You are correct - I misread that as availability even after quoting that very same line.
You might not need to speculate much about how it works, it's probably implemented as described by Google themselves in slides 22ff. here:
(In a nutshell, pack some hot data with a lot of cold data on many large drives, then put a Flash-based cache in front of them to get long tail performance predictability back.)
Gory details are in the patents, 9781054, 9262093 and 8612990, which I'm not linking directly, because your lawyers might not approve. There's even a follow up, 10257111. It's so new, from two days ago, that Google Patents can't find it, while Justia can.
So I suspect this is not a fully cold storage.
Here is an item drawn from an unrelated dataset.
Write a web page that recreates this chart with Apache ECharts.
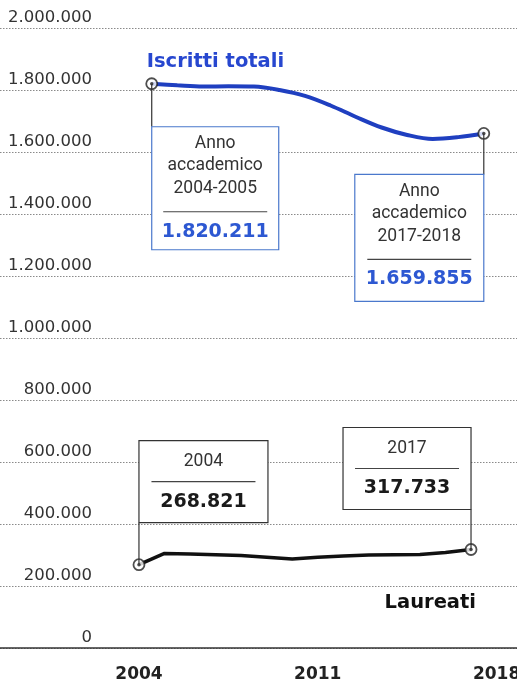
<!DOCTYPE html>
<html><head><meta charset="utf-8">
<script src="https://cdn.jsdelivr.net/npm/echarts@6/dist/echarts.min.js"></script>
<style>html,body{margin:0;padding:0;background:#fff}#c{width:517px;height:683px}</style>
</head><body><div id="c"></div>
<script>
// ---- data ----
const laureatiYears = [2004,2005,2006,2007,2008,2009,2010,2011,2012,2013,2014,2015,2016,2017];
const laureati = [268821,305000,303000,301000,298000,293000,287000,293000,297000,300000,301000,302000,308000,317733];
const iscrittiYears = ['2004-2005','2005-2006','2006-2007','2007-2008','2008-2009','2009-2010','2010-2011','2011-2012','2012-2013','2013-2014','2014-2015','2015-2016','2016-2017','2017-2018'];
const iscritti = [1820211,1815000,1811000,1812000,1811000,1800000,1781000,1750000,1713000,1679000,1655000,1642000,1648000,1659855];
const xTickYears = [2004, 2011, 2018];
const seriesNames = ['Iscritti totali', 'Laureati'];

// academic year plotted at its mid point (start year + 0.5)
const iscrittiX = iscrittiYears.map(s => parseInt(s.split('-')[0], 10) + 0.5);
const iscrittiData = iscritti.map((v, i) => [iscrittiX[i], v]);
const laureatiData = laureati.map((v, i) => [laureatiYears[i], v]);
const fmt = v => String(Math.round(v)).replace(/\B(?=(\d{3})+(?!\d))/g, '.');

const BLUE = '#1f3fc0';
const DARK = '#222';
const chart = echarts.init(document.getElementById('c'), null, {renderer: 'canvas'});

const ends = a => [a[0], a[a.length - 1]];

chart.setOption({
  animation: false,
  backgroundColor: '#fff',
  grid: {left: 0, right: 0, top: 28, bottom: 35, containLabel: false, outerBoundsMode: 'none'},
  xAxis: {
    type: 'value', min: 1998.56, max: 2018.8,
    axisLine: {show: true, lineStyle: {color: '#333', width: 1.5}},
    axisTick: {show: false},
    splitLine: {show: false},
    axisLabel: {
      customValues: xTickYears,
      margin: 18,
      formatter: v => String(Math.round(v)),
      fontFamily: 'DejaVu Sans', fontWeight: 'bold', fontSize: 17, color: '#222'
    }
  },
  yAxis: {
    type: 'value', min: 0, max: 2000000, interval: 200000,
    axisLine: {show: false}, axisTick: {show: false},
    splitLine: {show: true, lineStyle: {color: '#8a8a8a', type: [1.5, 1.5], width: 1}},
    axisLabel: {
      inside: true, margin: 92, align: 'right', verticalAlign: 'bottom',
      padding: [0, 0, 2, 0],
      formatter: fmt,
      fontFamily: 'DejaVu Sans', fontSize: 16.5, color: '#333'
    }
  },
  series: [
    {name: seriesNames[0], type: 'line', data: iscrittiData, smooth: 0.35, showSymbol: false,
     lineStyle: {color: BLUE, width: 4}, z: 3},
    {name: seriesNames[1], type: 'line', data: laureatiData, smooth: false, showSymbol: false,
     lineStyle: {color: '#111', width: 3.5}, z: 3},
    {type: 'scatter', data: ends(iscrittiData).concat(ends(laureatiData)), symbol: 'circle', symbolSize: 11,
     itemStyle: {color: '#fff', borderColor: DARK, borderWidth: 1.8}, z: 5, silent: true},
    {type: 'scatter', data: ends(iscrittiData).concat(ends(laureatiData)), symbol: 'circle', symbolSize: 3.5,
     itemStyle: {color: DARK}, z: 6, silent: true}
  ]
});

// ---- annotation boxes anchored to end points ----
const px = d => chart.convertToPixel({gridIndex: 0}, d);
const A = px(iscrittiData[0]);
const B = px(iscrittiData[iscrittiData.length - 1]);
const C = px(laureatiData[0]);
const D = px(laureatiData[laureatiData.length - 1]);

const g = [];
const line = (x1, y1, x2, y2, color, w, z) => g.push({type: 'line', z: z || 10,
  shape: {x1, y1, x2, y2}, style: {stroke: color, lineWidth: w || 1}});
const rect = (x, y, w, h, stroke) => g.push({type: 'rect', z: 11,
  shape: {x, y, width: w, height: h}, style: {fill: '#fff', stroke, lineWidth: 1.2}});
const text = (x, y, t, font, fill, align) => g.push({type: 'text', z: 12, x, y,
  style: {text: t, font, fill, textAlign: align || 'center', textVerticalAlign: 'middle'}});

const regular = '17.5px Roboto';
const big = 'bold 19px "DejaVu Sans"';
const BOXBLUE = '#4a78cc';

function iscrittiBox(x, y, w, h, yearLabel, value) {
  rect(x, y, w, h, BOXBLUE);
  const cx = x + w / 2;
  text(cx, y + 17, 'Anno', regular, '#333');
  text(cx, y + 39, 'accademico', regular, '#333');
  text(cx, y + 62, yearLabel, regular, '#333');
  line(cx - 52, y + 85, cx + 52, y + 85, '#444', 1.2, 12);
  text(cx, y + 105, fmt(value), big, '#2d58d2');
}
function laureatiBox(x, y, w, h, yearLabel, value) {
  rect(x, y, w, h, '#333');
  const cx = x + w / 2;
  text(cx, y + 21, yearLabel, regular, '#333');
  line(cx - 52, y + 41, cx + 52, y + 41, '#444', 1.2, 12);
  text(cx, y + 61, fmt(value), big, '#1a1a1a');
}

// Iscritti start
line(A[0], A[1], A[0], A[1] + 43, '#333', 1.2);
iscrittiBox(A[0], A[1] + 43, 127, 123, iscrittiYears[0], iscritti[0]);
// Iscritti end
line(B[0], B[1], B[0], B[1] + 41, '#333', 1.2);
iscrittiBox(B[0] - 129, B[1] + 41, 129, 127, iscrittiYears[iscrittiYears.length - 1], iscritti[iscritti.length - 1]);
// Laureati start
line(C[0], C[1], C[0], C[1] - 42, '#333', 1.2);
laureatiBox(C[0], C[1] - 42 - 82, 129, 82, String(laureatiYears[0]), laureati[0]);
// Laureati end
line(D[0], D[1], D[0], D[1] - 40, '#333', 1.2);
laureatiBox(D[0] - 128, D[1] - 40 - 82, 128, 82, String(laureatiYears[laureatiYears.length - 1]), laureati[laureati.length - 1]);

// series titles
text(A[0] - 5, A[1] - 22, seriesNames[0], 'bold 19.5px "DejaVu Sans"', '#2747cf', 'left');
text(D[0] + 5, D[1] + 53, seriesNames[1], 'bold 19.5px "DejaVu Sans"', '#111', 'right');

chart.setOption({graphic: {elements: g}});
</script>
</body></html>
That's why they can retrieve the data faster. Seems more like an economics hack (Longer commitment to keep the data, allows them to buy and operate the storage hardware/software at a cost that can be amortized against those commitments)
Let say that you only need to write to it once, have 2 secure location available for free, that would still means that you need 2 of them which would pay for itself in 28 months then.
Sure it's "cheaper" but it's far from being as good and the price difference isn't that big.
The important part is just that the keys don't end up in long term cold storage. Either it's only retained for a short period (e.g. tape backups that get rotated after two weeks), or it supports live deletion.
Unlike tape and other glacially slow equivalents, we have taken an approach that eliminates the need for a separate retrieval process and provides immediate, low-latency access to your content. Access and management are performed via the same consistent set of APIs used by our other storage classes, with full integration into object lifecycle management so that you can tier cold objects down to optimize your total cost of ownership.
* Go to https://cloud.google.com/compute/
* Scroll down to the pricing information
* Click on the link for the price list
Glaciers restore costs had a lot of fees in my one experience. We could have bought several RAID units for the price of a fast restore. If you asked for it back over a long period of time, the price dropped dramatically.